I continued, “I was mean to a younger kid in the neighborhood….”
“Stop!” Lynch, cut me off mid-sentence. My eyes turned as BIG as Kennedy half-dollars. Sounding more than a little exasperated, he angrily blurted out, “You’re wasting my time and yours!” What? I was one shocked and confused ten-year-old boy. Tears welled up in my eyes. I was only doing what I had been ordered to do and this is what happens? Lynch gave me some perfunctory “Hail Marys” and “Our Fathers” to pray as penance for my annoying venial sins and quickly dismissed me. I couldn’t get out of that booth fast enough and I firmly resolved at that moment to never enter a confessional booth ever again as long as I lived.
We all went through the confirmation ceremony the following week. Auxiliary bishop Casey prayed over each of us and applied some blessed holy oil to our foreheads. None of us children knew Jesus Christ as our Savior. It was all empty ritual. Afterwards, my family and my first cousin, Rick, my chosen confirmation sponsor, went out to dinner to celebrate the “big event.” I received several gifts from my family, but neither myself or anyone else knew Jesus Christ.
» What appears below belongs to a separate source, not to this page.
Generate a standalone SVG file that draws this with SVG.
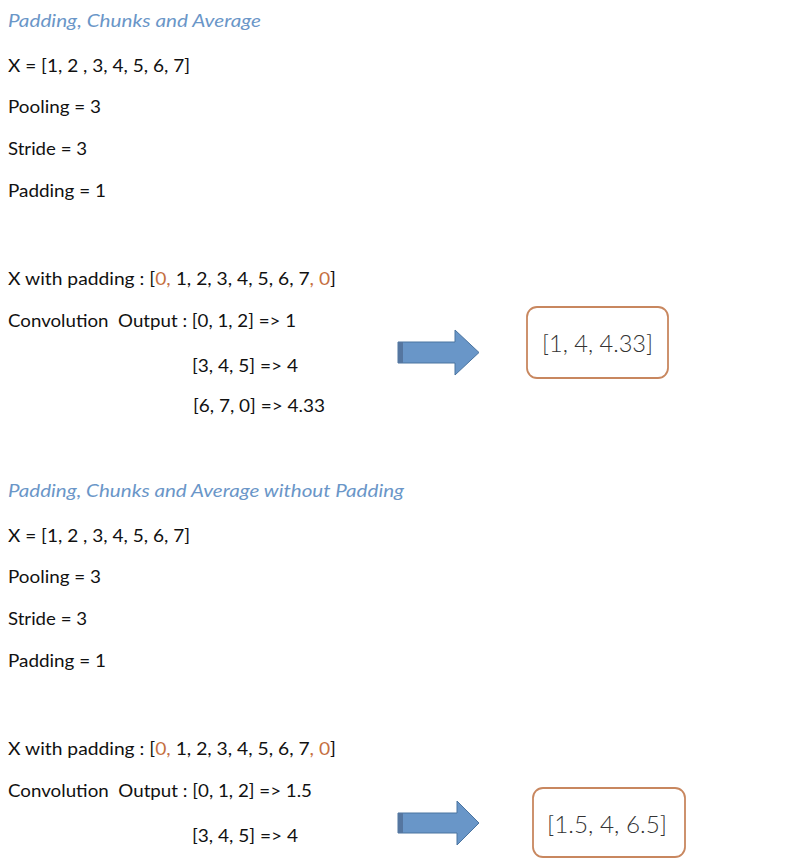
<svg xmlns="http://www.w3.org/2000/svg" width="800" height="862" viewBox="0 0 800 862">
<style>
.t{font-family:Lato,"Open Sans","Liberation Sans",sans-serif;font-size:18px;fill:#111111}
.h{font-family:Lato,"Open Sans","Liberation Sans",sans-serif;font-size:18px;font-style:italic;fill:#6a96c8}
.o{fill:#c5703f}
.res{font-family:Lato,"Open Sans","Liberation Sans",sans-serif;font-size:24px;font-weight:300;fill:#333333}
.box{fill:#ffffff;stroke:#c8875f;stroke-width:1.8}
.arr{fill:#6996c8;stroke:#4a74a0;stroke-width:1}
.cap{fill:#5576a0}
</style>
<rect width="800" height="862" fill="#ffffff"/>
<g id="section1">
<text class="h" x="8" y="27" textLength="253" lengthAdjust="spacingAndGlyphs">Padding, Chunks and Average</text>
<text class="t" x="8" y="72" textLength="182" lengthAdjust="spacingAndGlyphs">X = [1, 2 , 3, 4, 5, 6, 7]</text>
<text class="t" x="8" y="113" textLength="93" lengthAdjust="spacingAndGlyphs">Pooling = 3</text>
<text class="t" x="8" y="155" textLength="79" lengthAdjust="spacingAndGlyphs">Stride = 3</text>
<text class="t" x="8" y="197" textLength="98" lengthAdjust="spacingAndGlyphs">Padding = 1</text>
<text class="t" x="8" y="285" textLength="328" lengthAdjust="spacingAndGlyphs">X with padding : [<tspan class="o">0,</tspan> 1, 2, 3, 4, 5, 6, 7<tspan class="o">, 0</tspan>]</text>
<text class="t" x="8" y="327" textLength="288" lengthAdjust="spacingAndGlyphs" xml:space="preserve">Convolution  Output : [0, 1, 2] =&gt; 1</text>
<text class="t" x="192" y="372" textLength="106" lengthAdjust="spacingAndGlyphs">[3, 4, 5] =&gt; 4</text>
<text class="t" x="193" y="412" textLength="132" lengthAdjust="spacingAndGlyphs">[6, 7, 0] =&gt; 4.33</text>
</g>
<g id="connectors">
<g id="arrow1">
<polygon class="arr" points="398,342 455,342 455,330 479,352.5 455,375 455,363 398,363"/>
<rect class="cap" x="398" y="342" width="5" height="21"/>
</g>
<g id="arrow2">
<polygon class="arr" points="398,813 457,813 457,801 479,823 457,845 457,833 398,833"/>
<rect class="cap" x="398" y="813" width="5" height="20"/>
</g>
</g>
<g id="result1">
<rect class="box" x="527" y="307" width="141" height="71" rx="10"/>
<text class="res" x="542" y="352" textLength="111" lengthAdjust="spacingAndGlyphs">[1, 4, 4.33]</text>
</g>
<g id="section2">
<text class="h" x="8" y="497" textLength="396" lengthAdjust="spacingAndGlyphs">Padding, Chunks and Average without Padding</text>
<text class="t" x="8" y="542" textLength="182" lengthAdjust="spacingAndGlyphs">X = [1, 2 , 3, 4, 5, 6, 7]</text>
<text class="t" x="8" y="583" textLength="93" lengthAdjust="spacingAndGlyphs">Pooling = 3</text>
<text class="t" x="8" y="625" textLength="79" lengthAdjust="spacingAndGlyphs">Stride = 3</text>
<text class="t" x="8" y="667" textLength="98" lengthAdjust="spacingAndGlyphs">Padding = 1</text>
<text class="t" x="8" y="755" textLength="328" lengthAdjust="spacingAndGlyphs">X with padding : [<tspan class="o">0,</tspan> 1, 2, 3, 4, 5, 6, 7<tspan class="o">, 0</tspan>]</text>
<text class="t" x="8" y="797" textLength="304" lengthAdjust="spacingAndGlyphs" xml:space="preserve">Convolution  Output : [0, 1, 2] =&gt; 1.5</text>
<text class="t" x="192" y="842" textLength="106" lengthAdjust="spacingAndGlyphs">[3, 4, 5] =&gt; 4</text>
</g>
<g id="result2">
<rect class="box" x="533" y="788" width="152" height="69" rx="10"/>
<text class="res" x="547" y="833" textLength="120" lengthAdjust="spacingAndGlyphs">[1.5, 4, 6.5]</text>
</g>
</svg>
Seventeen years later, through God’s Word and the ministry of the Holy Spirit, I repented of my rebellion against God and accepted Jesus Christ as my Savior by faith alone. Praise God! Religious ceremonies and rituals do not save. All of my five sisters, who went through confirmation just as I did, are now self-proclaimed agnostics or atheists. They never knew Christ. As a child of God through Jesus Christ, I can now come boldly to the throne of grace to confess my sins. A sinful man cannot be a mediator between God and myself. Jesus Christ is the only Mediator. Thank you Lord that I can come directly to You any hour of the day or night. I know You’ll never turn me away.
“For there is one God, and there is one mediator between God and men, the man Christ Jesus.” – 1 Timothy 2:5
Likewise, it’s the Holy Spirit Who seals all genuine believers. It’s not a ritualistic sacrament imparted by a sinful man.
“And it is God who establishes us with you in Christ, and has anointed us, and who has also put his seal on us and given us his Spirit in our hearts as a guarantee.” – 2 Corinthians 1:21-22
Thank you, Lord, for leading me out of religious legalism and saving me!